To see more advice on the practicalities of RDM (how to organise your files and choose file formats, data security tips, how to work with personal data), you can refer to the RDM1 block of our online RDM module on the VLE.

Using the CORD data repository

CORD (Cranfield Online Research Data) is our institutional data repository, where you should store any research data that must be preserved, if there is no appropriate funder or subject repository (e.g. NERC data centres). Fundamentally, remember that data must only be added to CORD with public access if you have the right to share it. 

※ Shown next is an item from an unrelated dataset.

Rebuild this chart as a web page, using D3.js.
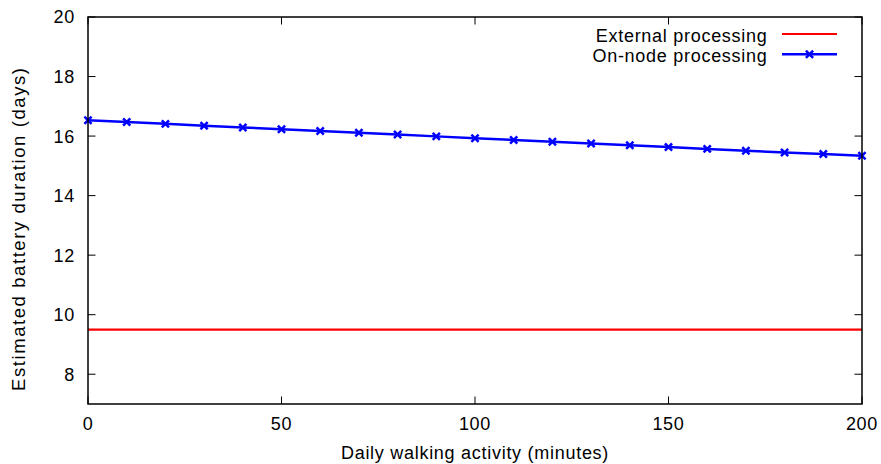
<!DOCTYPE html>
<html><head><meta charset="utf-8">
<script src="https://cdn.jsdelivr.net/npm/d3@7"></script>
<style>body{margin:0;background:#fff}text{font-family:"Liberation Sans",Arial,sans-serif;fill:#000;letter-spacing:0.72px}</style>
</head><body><svg id="c" width="881" height="464"></svg>
<script>
const minutes = [0,10,20,30,40,50,60,70,80,90,100,110,120,130,140,150,160,170,180,190,200];
const onNode = [16.53,16.47,16.41,16.35,16.29,16.23,16.17,16.11,16.05,15.99,15.93,15.87,15.81,15.75,15.69,15.63,15.57,15.51,15.45,15.40,15.34];
const external = [9.5,9.5];
const externalX = [0,200];
const xTicks = [0,50,100,150,200];
const yTicks = [8,10,12,14,16,18,20];
const seriesNames = ["External processing","On-node processing"];

const svg = d3.select("#c");
const L=88, R=862, T=17, B=404;
const x = d3.scaleLinear().domain([0,200]).range([L,R]);
const y = d3.scaleLinear().domain([7,20]).range([B,T]);
const fs = 18;

// ticks (inward, mirrored)
const tk = 7.5;
const g = svg.append("g");
xTicks.forEach(v=>{
  g.append("line").attr("x1",x(v)).attr("x2",x(v)).attr("y1",B).attr("y2",B-tk).attr("stroke","#000").attr("stroke-width",1);
  g.append("line").attr("x1",x(v)).attr("x2",x(v)).attr("y1",T).attr("y2",T+tk).attr("stroke","#000").attr("stroke-width",1);
  g.append("text").attr("x",x(v)).attr("y",430).attr("text-anchor","middle").attr("font-size",fs).text(v);
});
yTicks.forEach(v=>{
  g.append("line").attr("x1",L).attr("x2",L+tk).attr("y1",y(v)).attr("y2",y(v)).attr("stroke","#000").attr("stroke-width",1);
  g.append("line").attr("x1",R).attr("x2",R-tk).attr("y1",y(v)).attr("y2",y(v)).attr("stroke","#000").attr("stroke-width",1);
  g.append("text").attr("x",75).attr("y",y(v)).attr("dy","0.36em").attr("text-anchor","end").attr("font-size",fs).text(v);
});

// series
const line = d3.line().x(d=>x(d[0])).y(d=>y(d[1]));
svg.append("path").datum(externalX.map((v,i)=>[v,external[i]])).attr("d",line)
  .attr("fill","none").attr("stroke","#ff0000").attr("stroke-width",2.2);
const pts = minutes.map((m,i)=>[m,onNode[i]]);
svg.append("path").datum(pts).attr("d",line)
  .attr("fill","none").attr("stroke","#0000ff").attr("stroke-width",2.5);
const cross = (sel,cx,cy)=>{
  const s=3.6;
  sel.append("path").attr("d",`M${cx-s},${cy-s}L${cx+s},${cy+s}M${cx-s},${cy+s}L${cx+s},${cy-s}`)
    .attr("stroke","#0000ff").attr("stroke-width",2.5).attr("fill","none");
};
const mg = svg.append("g");
pts.forEach(p=>cross(mg,x(p[0]),y(p[1])));

// frame
svg.append("rect").attr("x",L).attr("y",T).attr("width",R-L).attr("height",B-T)
  .attr("fill","none").attr("stroke","#000").attr("stroke-width",1.5);

// legend
const lg = svg.append("g");
const rows=[34,54.3];
lg.append("text").attr("x",767.5).attr("y",41.7).attr("text-anchor","end").attr("font-size",fs).text(seriesNames[0]);
lg.append("text").attr("x",767.5).attr("y",62.2).attr("text-anchor","end").attr("font-size",fs).text(seriesNames[1]);
lg.append("line").attr("x1",782).attr("x2",837).attr("y1",rows[0]).attr("y2",rows[0]).attr("stroke","#ff0000").attr("stroke-width",2.2);
lg.append("line").attr("x1",782).attr("x2",837).attr("y1",rows[1]).attr("y2",rows[1]).attr("stroke","#0000ff").attr("stroke-width",2.5);
cross(lg,809.5,rows[1]);

// axis titles
svg.append("text").attr("x",475).attr("y",459.3).attr("text-anchor","middle").attr("font-size",fs).text("Daily walking activity (minutes)");
svg.append("text").attr("transform",`translate(25,229.5) rotate(-90)`).attr("text-anchor","middle").attr("font-size",18.5)
  .attr("textLength",323).attr("lengthAdjust","spacing").style("letter-spacing","0px").text("Estimated battery duration (days)");
</script></body></html>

For how-to questions, please see our information sheet on using CORD, with practical tips on getting started. Our RDM module on the VLE includes a block on CORD and is available to all staff and students. You can also read posts about best practice on CORD on our blog.​

  • UKRI funded projects: add your research data to CORD, publishing it at the same time as your findings (you can reserve a DOI earlier, for easier linking from your articles).
  • Joint UKRI and commercially funded projects: add your research data to CORD if you have the right to do so; otherwise add a record to CORD describing the data outputs (this is notably an EPSRC requirement), either without the data or with the data but with access restrictions applied. IP and other potential barriers to sharing should be discussed in your data management plan and raised early with the Research Data Manager so the right level of access can be agreed.
  • Purely commercially funded projects: there is no requirement to add this data to CORD. If it is of high value/impact with reuse potential, it may still need secure long-term preservation and/or sharing, if there are no commercial or legal barriers. Discuss with the Research Data Manager so the right solution can be found.
  • Collaborative projects (with other HEIs): it should be agreed early on in the project, usually in the data management plan, who handles long-term preservation of data. If the PI is not at Cranfield but we are expected to preserve/share the data, highlight the storage needs with the Research Data Manager as early as possible.
  • Sensitive projects (e.g. with the MOD or commercial partners): if there is no funder requiring data preservation and sharing, this data should not be put on CORD, but destroyed or held securely elsewhere as agreed in any contracts. If preferred and possible, a metadata-only record can be added to CORD without providing access to the data, but still providing visibility or ‘marketing’ of our important and impactful research outputs. CORD should never be used for storing any Government Security Classified data.

Publishing other outputs on CORD

CORD isn't just for data, but can be used for publishing white papers, reports, conference outputs, and more. Everything deposited gets a DOI for long-term citeability and you get metrics for its use; you can also create collections to showcase a group of content.